5. The USGA and R&A announced on Tuesday they are proposing regulations to green-reading materials, stating the ability to read a green should be based on judgement and skill and not a book that helps diagram the slope of a putting surface. Tuesday marked the beginning of a six-week feedback period. Under the proposal, handwritten notes will be allowed, although they cannot be a direct copy of a detailed green map. Are you for or against the ban of the books?

Dethier: I love the idea in theory; read it and putt it! Pure as can be. But I wonder what it’ll look like in practice — how much grey area remains in enforcing the rules and pushing the limits? I’m wary of more rules. Color me cautiously in favor.

Shipnuck: There’s a legal term for this: splitting the baby. It’s a bad compromise that will be a mess to enforce. The USGA shoulda just banned all green-reading materials whole-cloth.
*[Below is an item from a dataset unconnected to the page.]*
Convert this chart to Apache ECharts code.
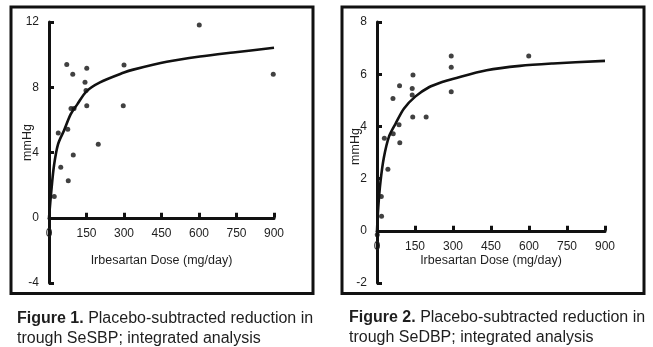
<!DOCTYPE html>
<html>
<head>
<meta charset="utf-8">
<title>Irbesartan dose response</title>
<script src="https://cdn.jsdelivr.net/npm/echarts@6/dist/echarts.min.js"></script>
<style>
  html, body { margin: 0; padding: 0; background: #ffffff; }
  #chart { width: 653px; height: 347px; }
</style>
</head>
<body>
<div id="chart"></div>
<script>
// Dose axis ticks (mg/day)
const doseTicks = [0, 150, 300, 450, 600, 750, 900];

// Figure 1: trough SeSBP, placebo-subtracted reduction (mmHg)
const sbpTicks = [-4, 0, 4, 8, 12];
const sbpDose = [21, 47, 37, 71, 77, 75, 95, 97, 88, 100, 144, 148, 151, 151, 197, 300, 297, 601, 897];
const sbpReduction = [1.3, 3.1, 5.2, 9.4, 2.27, 5.43, 8.8, 3.84, 6.7, 6.7, 8.3, 7.8, 9.17, 6.87, 4.5, 9.37, 6.86, 11.82, 8.8];
const sbpCurveDose = [0, 9, 20, 36, 60, 87, 113, 150, 204, 300, 337, 471, 604, 737, 900];
const sbpCurveReduction = [0, 1.6, 3.2, 4.5, 5.35, 6.35, 6.95, 7.75, 8.3, 8.9, 9.08, 9.56, 9.88, 10.13, 10.42];

// Figure 2: trough SeDBP, placebo-subtracted reduction (mmHg)
const dbpTicks = [-2, 0, 2, 4, 6, 8];
const dbpDose = [1, 18, 17, 29, 43, 63, 64, 89, 87, 90, 142, 139, 139, 141, 194, 293, 293, 293, 599, 902];
const dbpReduction = [-0.15, 0.56, 1.31, 3.55, 2.36, 5.07, 3.72, 5.56, 4.06, 3.37, 5.97, 5.45, 5.2, 4.36, 4.36, 6.7, 6.27, 5.33, 6.7, 5.77];
const dbpCurveDose = [0, 5, 14, 27, 47, 73, 106, 152, 205, 257, 302, 433, 564, 695, 900];
const dbpCurveReduction = [0, 0.9, 1.9, 2.8, 3.6, 4.1, 4.68, 5.15, 5.5, 5.7, 5.83, 6.15, 6.32, 6.41, 6.51];

const captions = [
  ['Figure 1.', 'Placebo-subtracted reduction in', 'trough SeSBP; integrated analysis'],
  ['Figure 2.', 'Placebo-subtracted reduction in', 'trough SeDBP; integrated analysis']
];

const xName = 'Irbesartan Dose (mg/day)';
const yName = 'mmHg';

const zip = (xs, ys) => xs.map((x, i) => [x, ys[i]]);

const INK = '#111111';
const TEXT = '#1e1e1e';
const FONT = '"Liberation Sans", Arial, sans-serif';

const GRID_TOP = 22;
const GRID_HEIGHT = 261;

// Lift the dose axis from the grid bottom up to the zero line of the value axis
function zeroOffset(ticks) {
  const lo = ticks[0], hi = ticks[ticks.length - 1];
  return -GRID_HEIGHT * (0 - lo) / (hi - lo);
}

function makeXAxis(gridIndex, yTicks, nameGap) {
  return {
    gridIndex: gridIndex,
    type: 'value',
    position: 'bottom',
    offset: zeroOffset(yTicks),
    min: doseTicks[0],
    max: doseTicks[doseTicks.length - 1],
    interval: doseTicks[1] - doseTicks[0],
    name: xName,
    nameLocation: 'middle',
    nameGap: nameGap,
    nameMoveOverlap: false,
    nameTextStyle: { color: TEXT, fontSize: 12.5, fontFamily: FONT },
    axisLine: { show: true, onZero: false, lineStyle: { color: INK, width: 3 } },
    axisTick: { show: true, inside: true, length: 5, lineStyle: { color: INK, width: 3 } },
    axisLabel: { color: TEXT, fontSize: 12, fontFamily: FONT, margin: 10, showMinLabel: true, showMaxLabel: true },
    splitLine: { show: false }
  };
}

function makeYAxis(gridIndex, ticks, shiftUp) {
  return {
    gridIndex: gridIndex,
    type: 'value',
    min: ticks[0],
    max: ticks[ticks.length - 1],
    interval: ticks[1] - ticks[0],
    name: yName,
    nameLocation: 'middle',
    nameGap: 15,
    nameRotate: 90,
    nameMoveOverlap: false,
    nameTextStyle: { color: TEXT, fontSize: 12.5, fontFamily: FONT, padding: [0, 0, 0, shiftUp * 2] },
    axisLine: { show: true, onZero: false, lineStyle: { color: INK, width: 3 } },
    axisTick: { show: true, inside: true, length: 5, lineStyle: { color: INK, width: 3 } },
    axisLabel: { color: TEXT, fontSize: 12, fontFamily: FONT, margin: 10 },
    splitLine: { show: false }
  };
}

function captionTitle(lines, left, top) {
  return {
    left: left,
    top: top,
    padding: 0,
    text: '{b|' + lines[0] + '} ' + lines[1] + '\n' + lines[2],
    textStyle: {
      color: TEXT,
      fontSize: 16,
      fontWeight: 'normal',
      fontFamily: FONT,
      lineHeight: 19.5,
      rich: {
        b: { fontWeight: 'bold', fontSize: 16, fontFamily: FONT, color: TEXT, lineHeight: 19.5 }
      }
    }
  };
}

const chart = echarts.init(document.getElementById('chart'), null, { renderer: 'canvas' });

chart.setOption({
  backgroundColor: '#ffffff',
  animation: false,
  title: [
    captionTitle(captions[0], 17, 309),
    captionTitle(captions[1], 349, 308)
  ],
  graphic: [
    { type: 'rect', shape: { x: 11, y: 7, width: 302, height: 286.5 }, style: { fill: 'none', stroke: INK, lineWidth: 3 }, silent: true },
    { type: 'rect', shape: { x: 342, y: 7, width: 302, height: 286.5 }, style: { fill: 'none', stroke: INK, lineWidth: 3 }, silent: true }
  ],
  grid: [
    { left: 49, top: GRID_TOP, width: 225, height: GRID_HEIGHT },
    { left: 377, top: GRID_TOP, width: 228, height: GRID_HEIGHT }
  ],
  xAxis: [makeXAxis(0, sbpTicks, 36), makeXAxis(1, dbpTicks, 23)],
  yAxis: [makeYAxis(0, sbpTicks, 10), makeYAxis(1, dbpTicks, 6)],
  series: [
    {
      type: 'scatter', xAxisIndex: 0, yAxisIndex: 0,
      data: zip(sbpDose, sbpReduction),
      symbol: 'circle', symbolSize: 5,
      itemStyle: { color: INK }
    },
    {
      type: 'line', xAxisIndex: 0, yAxisIndex: 0,
      data: zip(sbpCurveDose, sbpCurveReduction),
      smooth: 0.3, showSymbol: false,
      lineStyle: { color: INK, width: 2.6 }
    },
    {
      type: 'scatter', xAxisIndex: 1, yAxisIndex: 1,
      data: zip(dbpDose, dbpReduction),
      symbol: 'circle', symbolSize: 5,
      itemStyle: { color: INK }
    },
    {
      type: 'line', xAxisIndex: 1, yAxisIndex: 1,
      data: zip(dbpCurveDose, dbpCurveReduction),
      smooth: 0.3, showSymbol: false,
      lineStyle: { color: INK, width: 2.6 }
    }
  ]
});
</script>
</body>
</html>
Bamberger: You split the baby because you have no other choices. The governing bodies want to reward effort, in the map-making department. It will be hard to enforce but the players need to do that, more than the officials. It’s a work in progress.

Ritter: Gray area = trouble ahead. This panel is going to stay busy next year.

6. It looks like Phil and Tiger have a Thanksgiving weekend date for their big showdown. Does it immediately supplant the Lions and Cowboys as the must-see event around the holiday?

Dethier: Shaping up to be a heck of a sporting weekend, despite the Lions’ involvement (sorry, Ritter). During football season, it’s hard for anything else to register on the sports calendar, but if they do this Friday they’ll certainly steal some eyeballs.

Shipnuck: It’s a perfect date. I can’t wait.

Bamberger: It’s THE perfect date. I’d rather be playing myself.

Ritter: As a native Michigander and Lions sympathizer, this match will be No. 2 on my dial if it’s played opposite the football game. (At least until halftime, when the Lions are out of it.) But like everyone else, I think the date is a winner.